L’emergenza che si fa quotidiana inquieta nel profondo sulle cause attuali e di medio e lungo periodo che l’hanno provocata. La città, comprese le categorie più danneggiate (come i gestori dei negozi e della ristorazione per non parlare dei tanti operatori in ambito culturale ed ecclesiastico), ha reagito con tempismo. Perfino con un po’ di ottimismo, tutto incentrato sulle speranze nel Mose, il progetto di difesa delle dighe mobili nei tre punti di accesso del mare nella laguna: l’eterna incompiuta, priva di un cronoprogramma certo e che già presenta criticità quale le cerniere e parti delle pareti arrugginite dalla salsedine.

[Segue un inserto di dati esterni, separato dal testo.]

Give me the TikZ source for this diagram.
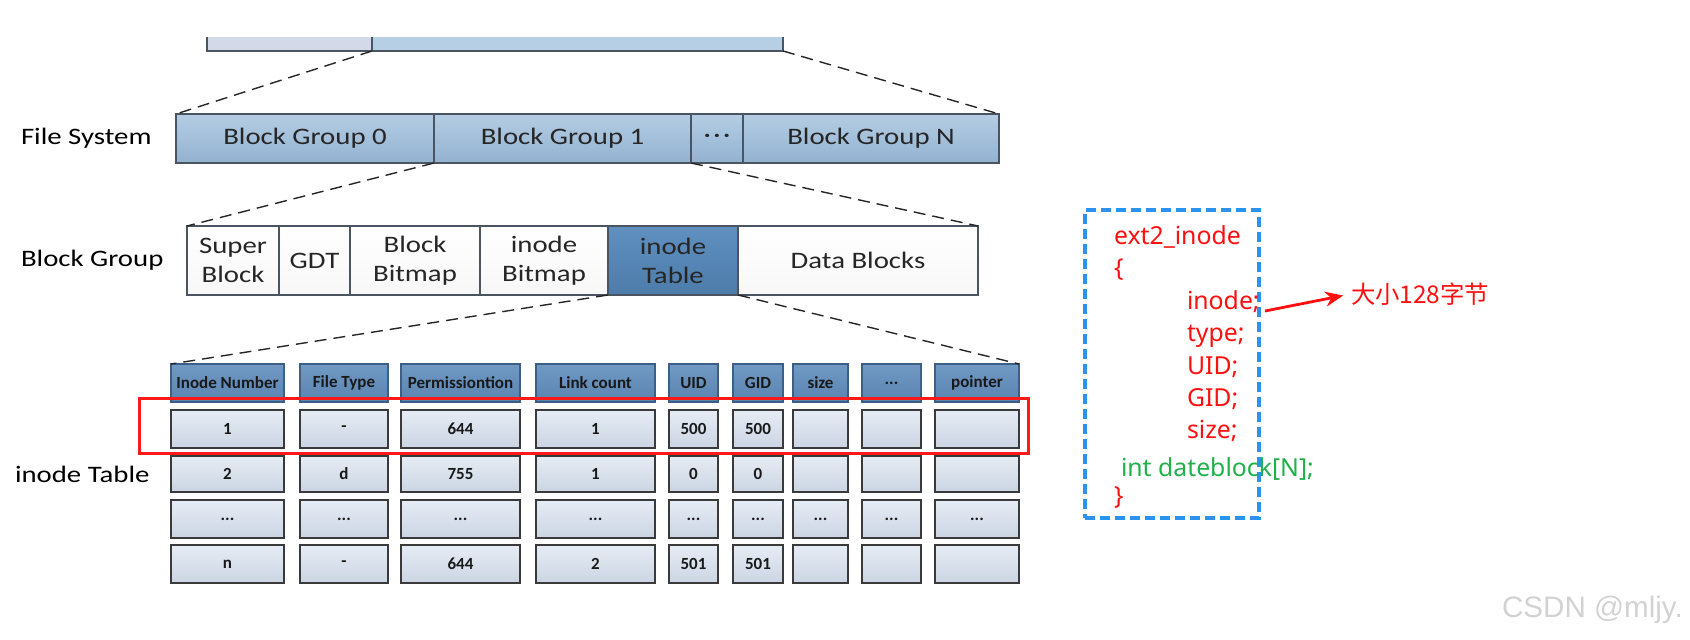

Si è cercato di rimediare con la nomina a commissario ad hoc di Elisabetta Spitz, fatto che ha sollevato qualche obiezione da parte di Italia Nostra. Prossima deadline è dicembre 2021. Ammesso che ci si riesca, rimangano comunque da affrontare due altri autunni di piogge.
Altro problema non più rinviabile è il dissesto ambientale dell’intera laguna, isole comprese. C’è da ricostruire tutta la morfologia gravemente modificata da continue erosioni dovute principalmente agli scavi dei rii. Ma già si ipotizzano nuovi scavi come quello del Canale delle Trezze, che dovrebbe convogliare le grandi navi per deviarne il percorso verso San Marco.
Del resto il Canale dei Petroli, con la sua forza erosiva, fu completato nel 1971, cioè appena dopo l’acqua alta del 1966. Tutto questo a prescindere dal dato oggettivo della subsidenza. Quanto ai danni, il sindaco di Venezia Luigi Brugnaro li quantifica intorno a un miliardo. Per ora il Governo ha stanziato 20 milioni.